FIA Approved / Licensed / Endorsed

Common Use
Used to imply that the FIA has validated a system's technical accuracy or training effectiveness. Applied to consumer and commercial simulation products.
Framework Interpretation
The FIA sets regulations for real-world motorsport competition. Licensing arrangements between the FIA and simulation manufacturers are commercial agreements. They are not technical certifications of simulation fidelity, architecture compliance, or training validity.
Does Not Prove
Architecture compliance, SFR classification, or training validity.
Related Page

Realistic

Common Use
Applied to any system that appears visually convincing or produces intense physical sensations. A subjective descriptor used across all product categories.
Framework Interpretation
Realism within the framework is a structural property, not a perceptual one. A system that delivers incorrect motion timing may feel realistic while training incorrect responses. Visual fidelity and motion magnitude are not structural equivalents of correctness.
Does Not Prove
Physics accuracy, motion timing correctness, or training transfer.

Driver-in-the-Loop

Common Use
Often used interchangeably with "simulator" to describe any system in which a driver interacts with simulation software. Applied broadly across product categories.
Framework Interpretation
Within the framework, "in-the-loop" is a formal classification category requiring specific structural conditions: physics-first architecture, independent axes, center-of-mass alignment, and real-time synchronization. A driver interacting with a system does not satisfy these conditions by default.
Does Not Prove
In-the-loop classification unless all structural criteria defined by the framework are satisfied.
Related Page

Why Terms Are Commonly Misused


Terminology drift in simulation follows predictable patterns. In the absence of formal standards, descriptors expand to fill the definitional gap. The following four mechanisms account for most controlled-term misuse within the industry.

Actuator Count

Higher actuator numbers suggest greater capability. Terms like "6DOF" and "Full Motion" are routinely applied based on actuator count alone, without reference to axis independence or motion origin.

Visual Scale

Immersive visual environments create perceived realism, which supports "realistic" and "professional" descriptors. Visual fidelity is not a substitute for structural correctness and does not imply category validity.

Brand Association

Licensing agreements with recognized motorsport organizations create perceived technical endorsement. A commercial licensing arrangement is not a technical certification of architecture compliance or training validity.

Market Positioning

Terms such as "professional," "race-grade," and "simulation-grade" establish category positioning without reference to structural criteria. In the absence of formal classification, these terms fill the definitional gap without earning it.

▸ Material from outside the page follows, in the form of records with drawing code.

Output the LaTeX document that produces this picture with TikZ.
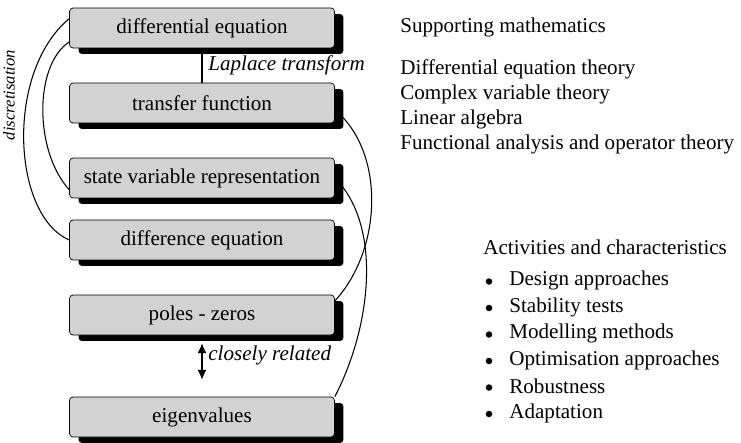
\documentclass[tikz,border=0pt]{standalone}
\usepackage{fontspec}
\setmainfont{Liberation Serif}
\usetikzlibrary{arrows.meta,shadows}

\begin{document}
\begin{tikzpicture}[
  x=0.02cm, y=-0.02cm,
  font=\fontsize{12}{14.2}\selectfont, >={Latex[length=5.5pt,width=5pt]},
  box/.style={draw,rounded corners=2pt,fill=gray!35,minimum width=5.3cm,minimum height=0.8cm,inner sep=2pt,
    drop shadow={shadow xshift=0.18cm,shadow yshift=-0.12cm,fill=black,opacity=1}},
  lbl/.style={font=\fontsize{12}{14.2}\selectfont\itshape},
  txt/.style={anchor=west,inner sep=0pt},
  dot/.style={circle,fill,inner sep=0pt,minimum size=0.13cm},
  link/.style={semithick},
]
\useasboundingbox (0,0) rectangle (741,443);
% model representations
\node[box] (de) at (202,28)  {differential equation};
\node[box] (tf) at (202,103) {transfer function};
\node[box] (sv) at (202,178) {state variable representation};
\node[box] (dq) at (202,240) {difference equation};
\node[box] (pz) at (202,315) {poles - zeros};
\node[box] (ev) at (202,417) {eigenvalues};
% links between them
\draw[link] (de) -- node[lbl,right] {Laplace transform} (tf);
\draw[link,<->,shorten <=0.16cm,shorten >=0.34cm] (pz) -- node[lbl,right,pos=0.33] {closely related} (ev);
\draw[link] (de.176) .. controls (5,72) and (12,215) .. (dq.west);
\node[lbl,font=\fontsize{9.5}{11}\selectfont\itshape,rotate=90] (dl) at (9,95) {discretisation};
\draw[link] (de.186) .. controls (34,65) and (34,151) .. (sv.185);
\draw[link] (tf.357) .. controls (384,150) and (384,247) .. (pz.6);
\draw[link] (sv.east) .. controls (382,225) and (372,325) .. (ev.north east);
% supporting mathematics
\node[txt] (sm) at (400,27) {Supporting mathematics};
\foreach \t [count=\i] in {Differential equation theory,Complex variable theory,Linear algebra,Functional analysis and operator theory}
  \node[txt] (m\i) at (400,{44+25*\i}) {\t};
% activities
\node[txt] (ac) at (483,247) {Activities and characteristics};
\foreach \t [count=\i] in {Design approaches,Stability tests,Modelling methods,Optimisation approaches,Robustness,Adaptation}{
  \node[dot] (b\i) at (489,{255+26.5*\i}) {};
  \node[txt] (a\i) at (509,{254+26.5*\i}) {\t};
}
\end{tikzpicture}
\end{document}
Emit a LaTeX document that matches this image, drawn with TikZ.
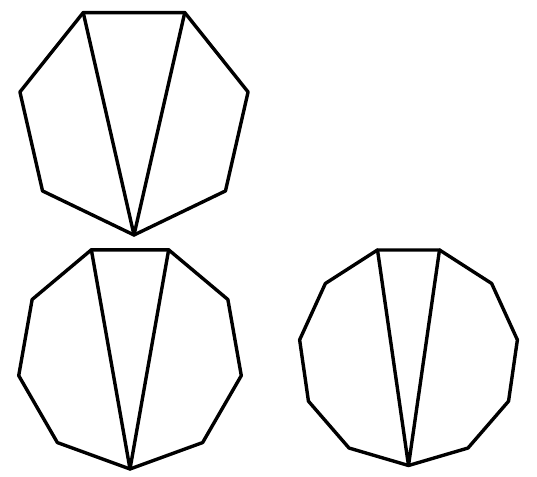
\documentclass[tikz,border=0pt]{standalone}
\usetikzlibrary{calc}
\begin{document}
\begin{tikzpicture}[x=1pt,y=1pt,
  edge/.style={line width=3.4pt,line join=round,line cap=round}]
\useasboundingbox (0,0) rectangle (537,476);
% heptagon
\foreach \k in {0,...,6}{\coordinate (h\k) at ($(134,358)+({-90+360*\k/7}:117)$);}
\draw[edge] (h0)--(h1)--(h2)--(h3)--(h4)--(h5)--(h6)--cycle;
\draw[edge] (h3)--(h0)--(h4);
% nonagon
\foreach \k in {0,...,8}{\coordinate (n\k) at ($(130,120)+({-90+360*\k/9}:113)$);}
\draw[edge] (n0)--(n1)--(n2)--(n3)--(n4)--(n5)--(n6)--(n7)--(n8)--cycle;
\draw[edge] (n4)--(n0)--(n5);
% hendecagon
\foreach \k in {0,...,10}{\coordinate (e\k) at ($(408.5,120.5)+({-90+360*\k/11}:110)$);}
\draw[edge] (e0)--(e1)--(e2)--(e3)--(e4)--(e5)--(e6)--(e7)--(e8)--(e9)--(e10)--cycle;
\draw[edge] (e5)--(e0)--(e6);
\end{tikzpicture}
\end{document}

Terminology Must Follow Structure


Language does not determine fidelity.

Structure determines fidelity.

Terminology must remain subordinate to classification, measurement, and architecture.

A term applied without structural support is a description, not a classification.

Terminology Control


A term is valid within the framework only when its meaning is supported by structure, measurement, and category definition.

If the term cannot be traced to a structural criterion, it is not a classification signal.